“I knew the moment would be visually defining,” says Coraline writer-director Henry Selick when I ask him about the first appearance of his blue-haired protagonist’s iconic yellow raincoat.
I’m speaking to the claymation filmmaker to mark the 15th anniversary re-release of Coraline in cinemas. That, and a new exhibition at the BFI Southbank that takes viewers through LAIKA Studios’ boundary-pushing stop-motion process.
The perfect opportunity, in other words, to relitigate some very low-stakes coat-based controversy.
You see, yellow was always a curious choice. The author of the novella, Neil Gaiman, plainly stated in his story that her outer layer is blue. “Coraline put on her blue coat with a hood, her red scarf, and her yellow Wellington boots,” reads an early line.
So why did Selick go in a different direction?
Since the film’s release in 2009, fans have theorised that he elected for yellow to correspond with a horror trope which originated in It (1990).
Or Jaws: The Revenge (1987), the flick u/harriskeith29 ascribes the motif to in a Reddit thread which wonders why there are so many yellow raincoats in horror media.
Selick reveals that although he’s “aware of how yellow raincoats have been used in many gothic genre films, books, and video games,” – Stranger Things, Wonder Egg Priority and Little Nightmares, in addition to the It and Jaws franchises – its place in his film is completely independent. “I wanted Coraline to pop, to be the only sunny colour in the grey, rainy world of Oregon where she and her busy parents have just moved to, so I gave her a bright yellow raincoat and blue hair.”

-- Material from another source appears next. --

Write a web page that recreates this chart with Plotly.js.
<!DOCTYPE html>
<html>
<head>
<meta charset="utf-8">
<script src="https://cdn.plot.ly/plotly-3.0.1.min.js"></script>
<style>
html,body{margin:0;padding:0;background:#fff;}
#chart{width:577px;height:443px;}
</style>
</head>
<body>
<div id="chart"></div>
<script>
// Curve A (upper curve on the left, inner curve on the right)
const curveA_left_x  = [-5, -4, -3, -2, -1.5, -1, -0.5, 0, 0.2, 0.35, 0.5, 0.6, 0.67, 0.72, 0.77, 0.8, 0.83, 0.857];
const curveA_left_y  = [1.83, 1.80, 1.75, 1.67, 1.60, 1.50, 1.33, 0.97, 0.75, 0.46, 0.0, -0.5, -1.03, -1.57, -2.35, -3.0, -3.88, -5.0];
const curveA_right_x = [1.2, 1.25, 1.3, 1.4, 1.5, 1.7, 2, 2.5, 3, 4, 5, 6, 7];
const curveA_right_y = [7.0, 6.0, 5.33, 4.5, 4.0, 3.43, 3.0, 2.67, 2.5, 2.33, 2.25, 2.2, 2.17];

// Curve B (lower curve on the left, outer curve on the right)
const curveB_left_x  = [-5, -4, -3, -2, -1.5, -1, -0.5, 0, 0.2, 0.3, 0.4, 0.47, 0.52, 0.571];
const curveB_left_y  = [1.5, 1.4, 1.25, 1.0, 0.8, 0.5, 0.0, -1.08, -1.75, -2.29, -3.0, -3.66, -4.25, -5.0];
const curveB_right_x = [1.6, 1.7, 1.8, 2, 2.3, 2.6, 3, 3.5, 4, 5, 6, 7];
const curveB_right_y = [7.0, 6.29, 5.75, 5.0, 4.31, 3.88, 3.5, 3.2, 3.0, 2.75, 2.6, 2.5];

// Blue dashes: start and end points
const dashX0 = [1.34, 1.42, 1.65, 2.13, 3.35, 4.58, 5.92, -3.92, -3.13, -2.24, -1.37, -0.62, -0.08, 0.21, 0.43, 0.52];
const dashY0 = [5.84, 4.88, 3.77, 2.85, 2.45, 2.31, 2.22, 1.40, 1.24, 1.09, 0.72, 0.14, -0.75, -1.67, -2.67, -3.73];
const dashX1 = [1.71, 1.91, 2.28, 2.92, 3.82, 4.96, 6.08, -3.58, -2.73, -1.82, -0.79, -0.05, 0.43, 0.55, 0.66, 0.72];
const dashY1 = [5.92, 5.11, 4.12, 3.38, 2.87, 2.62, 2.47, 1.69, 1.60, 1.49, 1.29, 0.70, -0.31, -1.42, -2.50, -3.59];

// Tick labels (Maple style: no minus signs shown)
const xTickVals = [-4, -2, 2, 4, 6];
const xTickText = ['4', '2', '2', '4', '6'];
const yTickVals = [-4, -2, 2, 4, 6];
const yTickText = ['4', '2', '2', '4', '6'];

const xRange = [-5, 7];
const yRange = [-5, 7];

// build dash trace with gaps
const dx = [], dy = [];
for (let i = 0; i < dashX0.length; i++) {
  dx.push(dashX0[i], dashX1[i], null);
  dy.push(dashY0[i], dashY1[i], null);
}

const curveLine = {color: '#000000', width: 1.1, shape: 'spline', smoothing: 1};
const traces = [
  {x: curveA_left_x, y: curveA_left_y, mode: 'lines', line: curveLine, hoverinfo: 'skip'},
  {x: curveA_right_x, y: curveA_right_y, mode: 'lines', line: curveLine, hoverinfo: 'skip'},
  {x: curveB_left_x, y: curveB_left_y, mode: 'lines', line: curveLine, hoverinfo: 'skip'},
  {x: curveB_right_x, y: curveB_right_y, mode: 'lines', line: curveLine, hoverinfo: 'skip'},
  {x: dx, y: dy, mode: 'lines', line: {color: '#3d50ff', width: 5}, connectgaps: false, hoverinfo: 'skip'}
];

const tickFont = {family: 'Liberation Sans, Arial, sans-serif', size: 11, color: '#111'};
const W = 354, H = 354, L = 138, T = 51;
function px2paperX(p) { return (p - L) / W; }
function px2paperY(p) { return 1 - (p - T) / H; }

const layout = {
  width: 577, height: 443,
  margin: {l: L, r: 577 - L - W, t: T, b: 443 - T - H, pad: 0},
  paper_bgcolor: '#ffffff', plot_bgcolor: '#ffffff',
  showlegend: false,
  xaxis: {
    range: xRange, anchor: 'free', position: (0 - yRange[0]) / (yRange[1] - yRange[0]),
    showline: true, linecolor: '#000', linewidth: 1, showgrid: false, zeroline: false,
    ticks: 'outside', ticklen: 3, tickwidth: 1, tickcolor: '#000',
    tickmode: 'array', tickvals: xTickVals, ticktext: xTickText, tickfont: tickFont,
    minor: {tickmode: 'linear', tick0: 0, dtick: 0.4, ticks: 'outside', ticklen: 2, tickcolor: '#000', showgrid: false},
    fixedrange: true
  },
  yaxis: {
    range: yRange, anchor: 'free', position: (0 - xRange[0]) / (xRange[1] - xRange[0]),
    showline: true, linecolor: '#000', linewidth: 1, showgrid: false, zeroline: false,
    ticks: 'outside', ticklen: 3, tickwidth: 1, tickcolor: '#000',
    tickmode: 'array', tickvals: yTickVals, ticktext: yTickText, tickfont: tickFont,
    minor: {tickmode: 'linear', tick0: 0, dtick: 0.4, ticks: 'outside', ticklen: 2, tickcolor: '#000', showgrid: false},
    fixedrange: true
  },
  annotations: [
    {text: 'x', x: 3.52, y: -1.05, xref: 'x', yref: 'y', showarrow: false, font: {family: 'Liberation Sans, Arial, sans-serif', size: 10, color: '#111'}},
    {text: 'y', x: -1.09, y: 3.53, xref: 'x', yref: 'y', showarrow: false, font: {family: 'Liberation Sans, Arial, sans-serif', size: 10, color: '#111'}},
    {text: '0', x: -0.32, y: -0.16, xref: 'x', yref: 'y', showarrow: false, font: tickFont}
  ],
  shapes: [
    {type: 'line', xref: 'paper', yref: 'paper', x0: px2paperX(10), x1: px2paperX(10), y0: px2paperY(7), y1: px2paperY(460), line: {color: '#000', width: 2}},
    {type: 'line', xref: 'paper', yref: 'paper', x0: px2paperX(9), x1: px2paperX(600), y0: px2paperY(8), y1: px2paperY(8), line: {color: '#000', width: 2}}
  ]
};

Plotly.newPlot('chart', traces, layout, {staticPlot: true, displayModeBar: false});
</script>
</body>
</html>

Her vibrancy means that she’s more in tune with the Other World, which is brilliant and fanciful, than the real one. “Unlike the novella, my Coraline loves bright colour, [she’s] drawn to them” Selick tells us, “so the Other Mother paints the Other World that way to attract her, like how red flowers draw hummingbirds.”
Despite its change in hue, a raincoat, of some sort, was always to make it from page to screen. According to Selick, it’s simply essential to the character’s mien. “Coraline is an explorer,” he tells me. “I knew she’d be checking out her new home’s surroundings regardless of the weather.”
He also mentions that raincoats remind him of one of his favourite thrillers, Nicolas Roeg’s Don’t Look Now (1973) which is based on a Daphne Du Maurier novel.
“In this film, a father has a recurring vision of his dead, red raincoat-wearing daughter. He chases the vision, finally catching up with horrifying results. The symbolism of the red raincoat shifts from sweet flower of youth to bloody, slashing, violent death.
“Because of this, I could never have chosen red for the colour of Coraline’s raincoat.”
Coraline is a PG, after all.
Coraline in Remastered 3D is in cinemas now. You can also visit BFI Southbank’s LAIKA: Frame x Frame free exhibition until 1 October.